While the number reverberates with race fans for what Earnhardt did, it has a special meaning for Dillon. When he and brother Ty told Childress they wanted to go racing, he got them go-karts. Ty wanted No. 2 because that was his father’s number when he raced. Austin wanted No. 3. Childress reminded him about the statue of that number because of Earnhardt. Austin told him that he wanted that number because that had been Childress’ number when he raced.

To older fans, the No. 3 always will represent Earnhardt. They eagerly await when that car will return what is to them it’s natural place — in victory lane.

“There’s so many things that could happen this year that would, I think, be really impactful for the sport,’’ said Fox Sports analyst Darrell Waltrip. “The 3 winning a race would be pretty big to me.’’

To do that will take a team effort. Dillon enters his fourth full season in Cup and second full season with crew chief Slugger Labbe.

Dillon said Labbe learned last year what type of motivation works best for Dillon.

“I think he’s constantly giving me a little bit of a push, but it’s respectful,’’ Dillon said. “It’s not like a pump-you-up kind of push because he knows I’m already motivated.
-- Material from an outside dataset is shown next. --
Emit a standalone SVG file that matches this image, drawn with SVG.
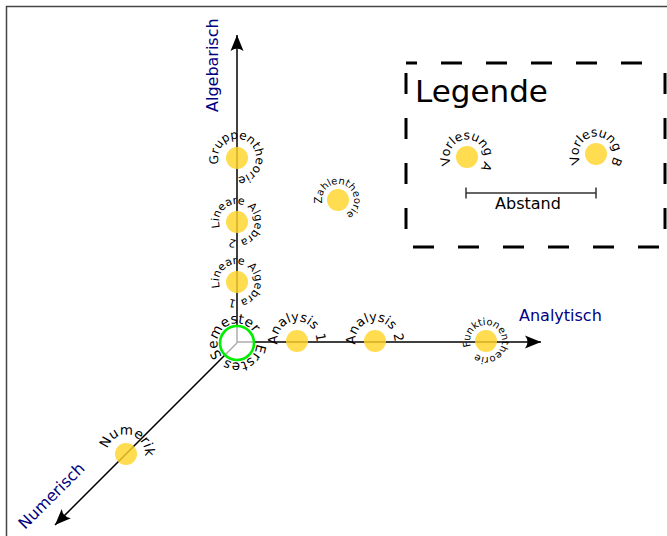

I think that’s where, when we first started, that’s where he thought he’d have to motivate me, but then he quickly learned I’m really motivated in everything I do.’’

TIME TO GO

Even as Richard Childress Racing seeks to move forward, Ryan Newman notes that it needs to look behind, if only for guidance.

“I think Richard Childress will sit here and tell you right now that last year we learned a lot of what not to do,’’ Newman said. “If you can take the things that you learned not to do and not making the mistake of doing them again and correct the things that you have done wrong than you should be a stronger team the following year.’’

The time is now to prove it.

“We’ve got to win races,’’ Menard said. “When Richard is mad it’s not a good day. When he is happy, things go well. We are going to do our best to make him happy.”